Like in many non-profits, I was hired to wear many hats. So after a year in Americorps. I joined full-time to both build out the organization’s information systems and manage a federal grant awarded to the organization. In one role, I was modernizing the architecture of the organization’s information systems as efficiently as possible. In another role, I was navigating the complexities and slow-moving change of large bureaucracies. Building software in this time-constrained and money-constrained environment was transformative. It required me to be resourceful and hack together solutions.

Coding resourcefully

In my systems analyst work, I evaluated off-the-shelf software, some of which we bought, but mostly found lacking. As a result, I took on the task of developing a custom student information system.

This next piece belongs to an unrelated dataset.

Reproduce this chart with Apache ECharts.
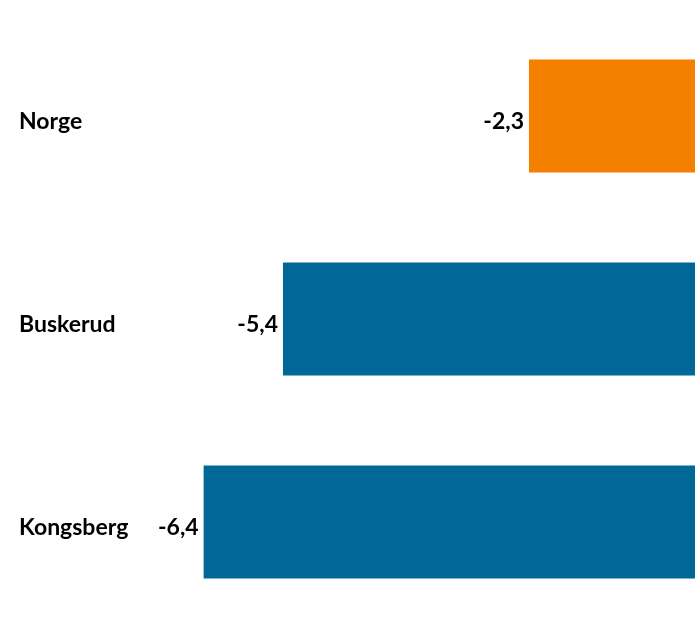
<!DOCTYPE html>
<html><head><meta charset="utf-8">
<script src="https://cdn.jsdelivr.net/npm/echarts@6/dist/echarts.min.js"></script>
<style>html,body{margin:0;padding:0;background:#fff}#c{width:695px;height:618px}</style>
</head><body><div id="c"></div>
<script>
const categories = ['Norge', 'Buskerud', 'Kongsberg'];
const values = [-2.3, -5.4, -6.4];
const barColors = ['#F58000', '#006899', '#006899'];

const chart = echarts.init(document.getElementById('c'));
chart.setOption({
  animation: false,
  grid: { left: 156, right: -16.5, top: 14.5, bottom: -5.5, containLabel: false, outerBoundsMode: 'none' },
  xAxis: { type: 'value', min: -7, max: 0, show: false },
  yAxis: {
    type: 'category', data: categories, inverse: true,
    axisLine: { show: false }, axisTick: { show: false }, splitLine: { show: false },
    axisLabel: { align: 'left', verticalAlign: 'top', lineHeight: 12, margin: 137, fontFamily: 'Lato', fontWeight: 'bold', fontSize: 23, color: '#000' }
  },
  series: [{
    type: 'bar',
    data: values.map((v, i) => ({ value: v, itemStyle: { color: barColors[i] } })),
    barCategoryGap: '44.3%',
    label: {
      show: true, position: 'left', distance: 5, offset: [0, 6],
      fontFamily: 'Lato', fontWeight: 'bold', fontSize: 23, color: '#000',
      formatter: p => String(p.value).replace('.', ',')
    }
  }]
});
</script></body></html>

Using zero-cost platforms, I leveraged Google Apps Script, Google Spreadsheets, Google Forms, and external flat files and APIs, to make a web application that enabled staff to see program operations in real-time. Staff could log onto a spreadsheet only they had access to, that was designed to look like a web application, and view informaiton about participants in the program. I worked with all the department leads and built out tools to handle rostering, grading, taking case notes, tracking restorative behavioral interventions, updating contact information, and more.

As part of this massive and resoureceful undertaking, I picked up on functional programming, thanks to Bruce McPherson who built an Apps Script library called fiddler, that transforms a spreadsheet into a dataframe.

Managing change in a waterfall

In my grant management work, I transitioned the organization to comply with the latest federal workforce law, The Workforce Innovation and Opportunity Act. WIOA was passed in 2014 and supplanted WIA – passed in 1998 – as the primary federal legislation on workforce development in the US. The legislation is long and updated periodically as guidance shifts. I led trainings following the guidance established by WIOA and the Department of Labor (DOL), the primary body administering WIOA. As part of standard audits stipulated in the grant award, DOL conducted two audits in my time there and had zero findings. If you don’t come from grant world, this means they found our program was completely in compliance with those guidelines.